Once the cell tower decides that the handset is moving out of range, it propagates a handoff message to its upstream node, which repeats this process until a suitable downstream node is found, and each cell tower is then alerted that the handset with an ongoing call is switching from/to that cell, and finally the handset is informed. The handset has no say in this process other than the list of cell towers.

All of this took place in the late 1980s, it was finalized in 1987, and modern processors at the time would be the Intel 386DX running at 12 to 40 MHz. Obviously not handsets came with a 386 processor, and when I worked on mobile phones in the early 2000s, the norm would be something like an 8 to 12 MHz 16bit platform.

Since then the specification has been revised hundreds of times. In the original specification, messaging (SMS) was an afterthought, and a way of utilizing otherwise unused bandwidth, which was normally reserved for command and control. Turns out messaging was a hit with GenX, so many changes were made to that subsequently, like EMS[1], MMS[2] and RCS[3].

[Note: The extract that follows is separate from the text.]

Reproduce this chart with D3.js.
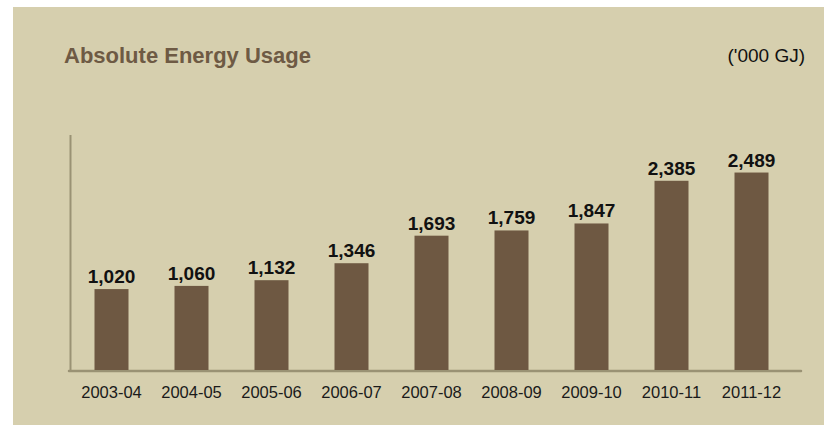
<!DOCTYPE html>
<html lang="en">
<head>
    <meta charset="UTF-8">
    <title>Absolute Energy Usage</title>
    <script src="https://d3js.org/d3.v7.min.js"></script>
    <style>
        body { margin: 0; background: #fff; }
        svg text { font-family: "Liberation Sans", Arial, sans-serif; }
        .value { font-size: 19px; font-weight: bold; fill: #111; }
        .cat { font-size: 16.5px; fill: #1a1a1a; }
    </style>
</head>
<body>
    <svg width="824" height="425"></svg>

    <script>
        // Chart data
        const years = ["2003-04", "2004-05", "2005-06", "2006-07", "2007-08", "2008-09", "2009-10", "2010-11", "2011-12"];
        const usage = [1020, 1060, 1132, 1346, 1693, 1759, 1847, 2385, 2489];

        const svg = d3.select("svg");

        // panel background
        svg.append("rect")
            .attr("x", 13).attr("y", 7)
            .attr("width", 811).attr("height", 418)
            .attr("fill", "#d6cfae");

        const x = d3.scaleBand()
            .domain(years)
            .range([71.5, 791.5])
            .paddingInner(0.575)
            .paddingOuter(0.2875);

        const y = d3.scaleLinear()
            .domain([0, 3000])
            .range([370, 132]);

        // title and unit
        svg.append("text")
            .attr("x", 64).attr("y", 63)
            .attr("fill", "#6e5a44")
            .style("font-size", "22px")
            .style("font-weight", "bold")
            .text("Absolute Energy Usage");

        svg.append("text")
            .attr("x", 805).attr("y", 62)
            .attr("text-anchor", "end")
            .attr("fill", "#111")
            .style("font-size", "19px")
            .text("('000 GJ)");

        // axes lines
        svg.append("line")
            .attr("x1", 70.5).attr("x2", 70.5)
            .attr("y1", y.range()[1] + 3).attr("y2", y(0) + 2)
            .attr("stroke", "#9a9274").attr("stroke-width", 2);

        svg.append("line")
            .attr("x1", 69).attr("x2", 801)
            .attr("y1", y(0) + 1).attr("y2", y(0) + 1)
            .attr("stroke", "#9a9274").attr("stroke-width", 2.5)
            .attr("stroke-linecap", "round");

        // bars
        svg.selectAll(".bar")
            .data(usage)
            .enter()
            .append("rect")
            .attr("class", "bar")
            .attr("x", (d, i) => x(years[i]))
            .attr("y", d => y(d))
            .attr("width", x.bandwidth())
            .attr("height", d => y(0) - y(d))
            .attr("fill", "#6e5842");

        // value labels
        svg.selectAll(".value")
            .data(usage)
            .enter()
            .append("text")
            .attr("class", "value")
            .attr("x", (d, i) => x(years[i]) + x.bandwidth() / 2)
            .attr("y", d => y(d) - 6)
            .attr("text-anchor", "middle")
            .text(d => d3.format(",")(d));

        // category labels
        svg.selectAll(".cat")
            .data(years)
            .enter()
            .append("text")
            .attr("class", "cat")
            .attr("x", d => x(d) + x.bandwidth() / 2)
            .attr("y", 398)
            .attr("text-anchor", "middle")
            .text(d => d);
    </script>
</body>
</html>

Likewise focus shifted from phone calls to data, which was 4G, and to IoT and always on devices, which is what 5G is about. 4G and 5G also has increased the number of active devices possible.

Add to that WiFi calling and all the other little enhancements, and I wouldn’t be the least bit surprised if the specification is closer to 50,000 pages today.

[1] https://en.wikipedia.org/wiki/Enhanced_Messaging_Service [2] https://en.wikipedia.org/wiki/Multimedia_Messaging_Service [3] https://en.wikipedia.org/wiki/Rich_Communication_Services

Thanks for taking time to write such detailed replies. I realize my reply was off the cuff; it's just astonishing that that much information was able to be absorbed and operationalized. Hats off to folks that were able to make it happen at all!
Incredible reply, thank you. People like you are why I come here every day.